At the end of May we planted two different kinds of cantaloupes from seed. I forget the varieties offhand, but one kind was the regular-size fruit and the other was the "personal" size.

They started off great. Beautiful, beautiful plants, sprawling and blooming like crazy. Lots of blossoms. Lots of fruit. The other day we harvested a few of the personal size. I happily ran into the house to get the camera and a butcher knife, anticipating, finally, a decent cantaloupe, and one that I didn't have to pay $4.00 for.

Aren't they pretty?



I can't describe the disappointment I felt when I took the first bite and discovered that they were ... not sweet. Absolutely tasteless. Much like many of the ones we've gotten from the supermarket this year.

Perhaps the larger ones will turn out better, but I don't have high hopes. We'll see.
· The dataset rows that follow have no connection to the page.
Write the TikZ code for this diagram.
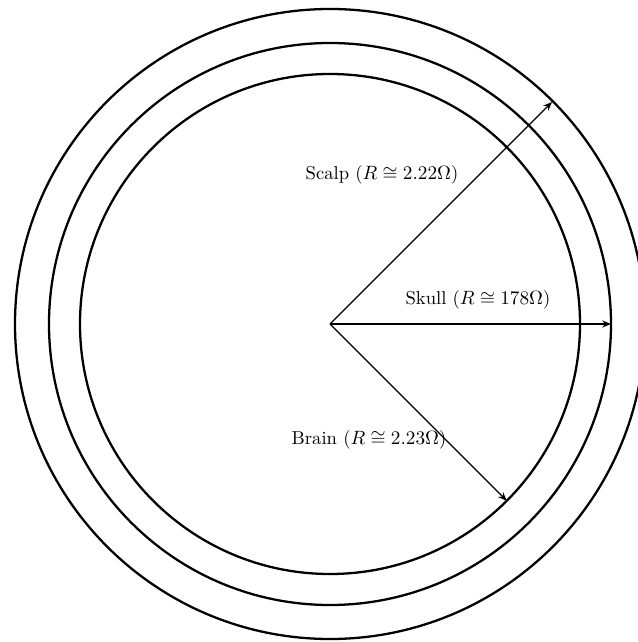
\documentclass[tikz,border=0pt]{standalone}
\usetikzlibrary{arrows.meta}
\begin{document}
\begin{tikzpicture}[>={Stealth[length=5pt,width=4pt]},x=0.02cm,y=0.02cm,
	lbl/.style={font=\fontsize{10.6}{12}\selectfont}]
	\useasboundingbox (-330,-318) rectangle (308,324);
	\clip (-330,-318) rectangle (308,324);
	\coordinate (O) at (0,0);
	\foreach \r in {250,281,315}
	\draw[line width=1.3pt] (O) circle (\r);
	\coordinate (scalp) at (45:314);
	\coordinate (skull) at (0:281);
	\coordinate (brain) at (-45:250);
	\draw[->,line width=0.8pt] (O) -- (scalp);
	\draw[->,line width=0.8pt] (O) -- (skull);
	\draw[->,line width=0.8pt] (O) -- (brain);
	\node[lbl] (scalplbl) at (52,149) {Scalp ($R\cong 2.22\Omega$)};
	\node[lbl] (skulllbl) at (148,24) {Skull ($R\cong 178\Omega$)};
	\node[lbl] (brainlbl) at (39,-115.5) {Brain ($R\cong 2.23\Omega$)};
\end{tikzpicture}
\end{document}
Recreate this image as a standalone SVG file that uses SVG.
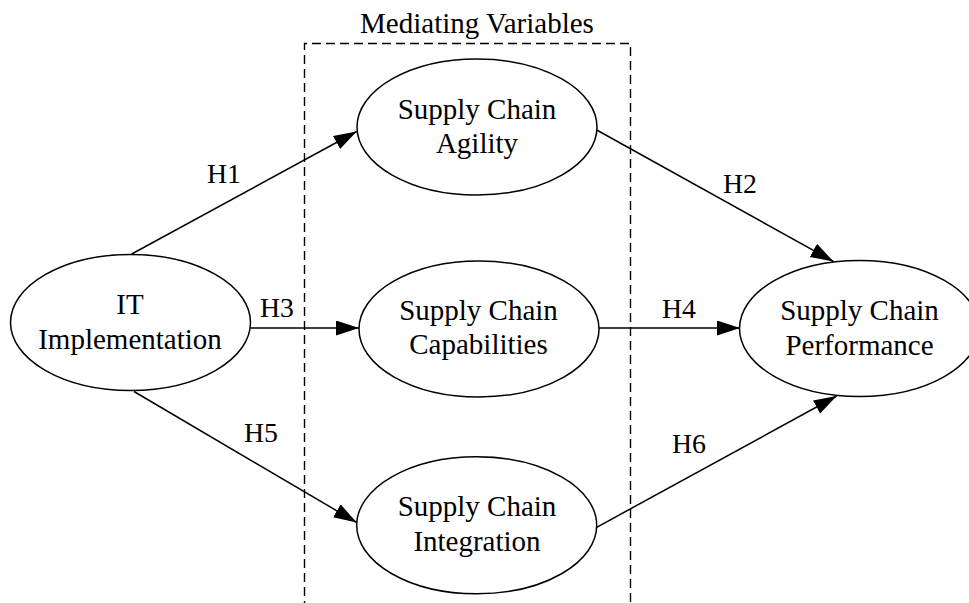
<svg xmlns="http://www.w3.org/2000/svg" width="969" height="603" viewBox="0 0 969 603">
<style>
.node{fill:#fff;stroke:#000;stroke-width:1.5}
.t{font-family:'Liberation Serif','Times New Roman',serif;font-size:29px;fill:#000;text-anchor:middle}
.lbl{font-family:'Liberation Serif','Times New Roman',serif;font-size:27.8px;fill:#000;text-anchor:middle}
.edge{stroke:#000;stroke-width:1.5;fill:none;marker-end:url(#arr)}
.box{stroke:#000;stroke-width:1.4;fill:none;stroke-dasharray:9,5}
</style>
<defs>
<marker id="arr" markerUnits="userSpaceOnUse" markerWidth="24" markerHeight="16" refX="23" refY="7.5" orient="auto">
<path d="M0,0 L23,7.5 L0,15 z" fill="#000"/>
</marker>
</defs>
<rect width="969" height="603" fill="#fff"/>
<g id="mediating-box">
<path class="box" d="M304.5,610 V43.5 H630.5 V610"/>
<text class="t" x="477" y="33">Mediating Variables</text>
</g>
<g id="connectors">
<line class="edge" x1="131.7" y1="254" x2="356.7" y2="131.5"/>
<line class="edge" x1="596.7" y1="130" x2="833.5" y2="261.5"/>
<line class="edge" x1="250.5" y1="328" x2="359" y2="328"/>
<line class="edge" x1="599" y1="328" x2="740" y2="328"/>
<line class="edge" x1="134" y1="391.5" x2="356.7" y2="522.5"/>
<line class="edge" x1="596.7" y1="527.3" x2="836.7" y2="396"/>
<text class="lbl" x="224" y="183">H1</text>
<text class="lbl" x="740" y="193">H2</text>
<text class="lbl" x="277" y="317">H3</text>
<text class="lbl" x="679" y="318">H4</text>
<text class="lbl" x="261" y="442">H5</text>
<text class="lbl" x="689" y="453">H6</text>
</g>
<g id="it-implementation">
<ellipse class="node" cx="130.5" cy="322.5" rx="120" ry="68"/>
<text class="t" x="130" y="314">IT</text>
<text class="t" x="130" y="349">Implementation</text>
</g>
<g id="sc-agility">
<ellipse class="node" cx="477" cy="127" rx="120" ry="68"/>
<text class="t" x="477" y="119">Supply Chain</text>
<text class="t" x="477" y="153">Agility</text>
</g>
<g id="sc-capabilities">
<ellipse class="node" cx="479" cy="329" rx="120" ry="68"/>
<text class="t" x="478.5" y="320">Supply Chain</text>
<text class="t" x="478.5" y="354">Capabilities</text>
</g>
<g id="sc-integration">
<ellipse class="node" cx="476.7" cy="525.3" rx="120" ry="68.5"/>
<text class="t" x="477" y="516">Supply Chain</text>
<text class="t" x="477" y="551">Integration</text>
</g>
<g id="sc-performance">
<ellipse class="node" cx="859.5" cy="328.5" rx="120" ry="68"/>
<text class="t" x="859.5" y="320">Supply Chain</text>
<text class="t" x="859.5" y="355">Performance</text>
</g>
</svg>
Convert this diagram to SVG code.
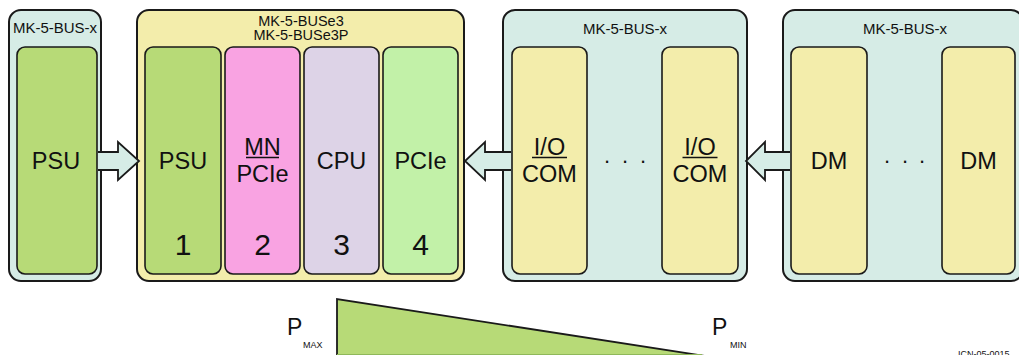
<svg xmlns="http://www.w3.org/2000/svg" width="1019" height="355" viewBox="0 0 1019 355">
<style>
text{font-family:"Liberation Sans",Arial,sans-serif;fill:#111}
.outer{stroke:#1a1a1a;stroke-width:2}
.inner{stroke:#1a1a1a;stroke-width:1.6}
.blue{fill:#d6ece6}
.yel{fill:#f3edab}
.psu{fill:#b7da77}
.mn{fill:#f9a3e2}
.cpu{fill:#ddd3e7}
.pcie{fill:#c2f1a8}
.ttl{font-size:15px;text-anchor:middle}
.ttl2{font-size:14.5px;text-anchor:middle}
.lbl{font-size:23.5px;text-anchor:middle}
.num{font-size:30px;text-anchor:middle}
.dots{font-size:22px;text-anchor:middle}
.ul{stroke:#111;stroke-width:1.7}
.arw{fill:#d6ece6;stroke:none}
.arwl{fill:none;stroke:#1a1a1a;stroke-width:1.8;stroke-linejoin:miter}
</style>
<g id="bus-left">
<rect class="outer blue" x="9" y="10" width="92" height="271" rx="12"/>
<text class="ttl" x="55" y="33">MK-5-BUS-x</text>
<g id="psu-left">
<rect class="inner psu" x="17" y="47" width="80" height="227" rx="8"/>
<text class="lbl" x="56" y="169">PSU</text>
</g>
</g>
<g id="bus-e3">
<rect class="outer yel" x="137" y="10" width="327" height="271" rx="12"/>
<text class="ttl2" x="301" y="26">MK-5-BUSe3</text>
<text class="ttl2" x="301" y="40">MK-5-BUSe3P</text>
<g id="slot1">
<rect class="inner psu" x="145" y="47" width="76" height="227" rx="8"/>
<text class="lbl" x="183" y="169">PSU</text>
<text class="num" x="183" y="255">1</text>
</g>
<g id="slot2">
<rect class="inner mn" x="225" y="47" width="75" height="227" rx="8"/>
<text class="lbl" x="262.5" y="155">MN</text>
<line class="ul" x1="246" y1="157.5" x2="279" y2="157.5"/>
<text class="lbl" x="262.5" y="182">PCIe</text>
<text class="num" x="262.5" y="255">2</text>
</g>
<g id="slot3">
<rect class="inner cpu" x="304" y="47" width="75" height="227" rx="8"/>
<text class="lbl" x="341.5" y="169">CPU</text>
<text class="num" x="341.5" y="255">3</text>
</g>
<g id="slot4">
<rect class="inner pcie" x="383" y="47" width="75" height="227" rx="8"/>
<text class="lbl" x="420.5" y="169">PCIe</text>
<text class="num" x="420.5" y="255">4</text>
</g>
</g>
<g id="bus-io">
<rect class="outer blue" x="503" y="10" width="244" height="271" rx="12"/>
<text class="ttl" x="625" y="34">MK-5-BUS-x</text>
<g id="io1">
<rect class="inner yel" x="512" y="47" width="75" height="227" rx="8"/>
<text class="lbl" x="549.5" y="155">I/O</text>
<line class="ul" x1="532" y1="157.5" x2="567" y2="157.5"/>
<text class="lbl" x="549.5" y="182">COM</text>
</g>
<text class="dots" x="607 625 643" y="163">...</text>
<g id="io2">
<rect class="inner yel" x="662" y="47" width="76" height="227" rx="8"/>
<text class="lbl" x="700" y="155">I/O</text>
<line class="ul" x1="682.5" y1="157.5" x2="717.5" y2="157.5"/>
<text class="lbl" x="700" y="182">COM</text>
</g>
</g>
<g id="bus-dm">
<rect class="outer blue" x="783" y="10" width="240" height="271" rx="12"/>
<text class="ttl" x="905" y="34">MK-5-BUS-x</text>
<g id="dm1">
<rect class="inner yel" x="791" y="47" width="76" height="227" rx="8"/>
<text class="lbl" x="829" y="169">DM</text>
</g>
<text class="dots" x="887 905 922" y="163">...</text>
<g id="dm2">
<rect class="inner yel" x="942" y="47" width="73" height="227" rx="8"/>
<text class="lbl" x="978.5" y="169">DM</text>
</g>
</g>
<g id="connectors">
<polygon class="arw" points="98,152 118,152 118,142 139,161 118,180 118,170 98,170"/>
<polyline class="arwl" points="98,152 118,152 118,142 139,161 118,180 118,170 98,170"/>
<polygon class="arw" points="511,152 485,152 485,142 465,161 485,180 485,170 511,170"/>
<polyline class="arwl" points="511,152 485,152 485,142 465,161 485,180 485,170 511,170"/>
<polygon class="arw" points="790,152 765,152 765,142 746,161 765,180 765,170 790,170"/>
<polyline class="arwl" points="790,152 765,152 765,142 746,161 765,180 765,170 790,170"/>
</g>
<g id="power-wedge">
<polygon points="337,299 337,356 705,356" fill="#b7da77"/>
<polyline points="337,356 337,299 705,356" fill="none" stroke="#1a1a1a" stroke-width="1.8"/>
<line x1="337" y1="354.5" x2="702" y2="354.5" stroke="#8fb85a" stroke-width="1"/>
<text x="287" y="335" font-size="23">P</text>
<text x="303" y="348" font-size="9">MAX</text>
<text x="712" y="335" font-size="23">P</text>
<text x="730" y="348" font-size="9">MIN</text>
</g>
<text x="958" y="357" font-size="9">ICN-05-0015</text>
</svg>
It's not like I don't have help. Expert help at that. My gardening partner has successfully grown and shipped millions of pounds of cantaloupes from the Rio Grande Valley in his time. "Sometimes it's just like this," he says. He's disappointed too, but takes it in stride. At age 84 and a farmer most of his life, he's seen his share of crops that didn't make it for one reason or another.

I could never be a farmer.



I'm now anticipating the fall growing season. Where we can give tomatoes another try. And we'll be able to plant all of the vegetables that don't thrive well in the Texas summer heat. One of the benefits of living where the growing season is so long is that we get a second chance.

The good news about the heat and lack of rainfall is that the weeds haven't grown much either. Not a lot of time was spent in the weeding department.

Hopefully, it won't turn out to be unusually wet fall.

7 Comments:

At 10:53 AM CDT, Blogger T.W. Barritt at Culinary Types said...

Really interesting to hear about your results and how they relate back to the weather. I wonder what the deal was with those cantaloupe? I finally did my first work shift at the community garden, and the summer squash are all over and exploding - so it looks like the best is still to come there.

 
At 11:32 AM CDT, Blogger Kathy said...

T.W. - I'm guessing it's the weather although I've read it could also be the cantaloupe variety. Or who knows what. It's funny--I kind of expect my friend to know all the answers about growing fruits and vegetables since he was raising all sorts of crops on a large scale long before I was ever born. He should know, right? But now I'm beginning to think that home gardening and commerical farming might have much less in common than I thought. Can't wait to read about your work day in the community garden.

 
At 1:26 AM CDT, Blogger Rochelle R. said...

That is too bad your garden didn't produce as you hoped it would. It is weird that the green beans never grew. The whole problem was probably the weather. We usually grow lots of green beans but didn't bother this year because our local water rate went up and we never have rain. I didn't have any luck with cucumbers either, last year, I only got one.

 
At 6:27 PM CDT, Blogger ~~Louise~~ said...

Oh Kathy,
I'm so sorry to hear about your gardening problems. At least you were able to salvage a few goodies and how lucky are you to get a second chance. Good Luck!

 
At 8:36 AM CDT, Blogger Devonia said...

Kathy, my hubby tried a back yard garden a couple of years and it never did well. I remember he grew lettuce and it was sooo pretty but full of bugs. Yuk! No way we could eat it. The onions... they were fine. I wonder if tub gardening might work for us? My friend has tubs of tomatoes, peppers, etc. and those did really well. We just aren't farm savvy enough, I fear. Those cantelopes certainly look delicious - sorry you were disappointed. Fall - maybe for you the best is yet to come too!

My bests,
Devonia

 
At 5:47 AM CDT, Blogger Jean B. said...

Hi! I just discovered your blog and am quite excited about it. You and I may be twins separated at birth or something. I also collect these booklets (am about to go out to some sales), although I focus primarily on ones published before 1950. In sddition, I collect pre-1950 cookbooks (along with other categories of cookbooks). Some of my collection is on librarything (how do you organize????).

I look forward to settling down and reading your blog more carefully. Maybe we can correspond?

Jean B.

 
At 8:55 PM CDT, Blogger Kathy said...

Jean - Thanks for visiting--hope you'll stick around. I'd be happy to correspond with you about the cookbooks! I think I must fiddle with the email settings first, so that they'll go through.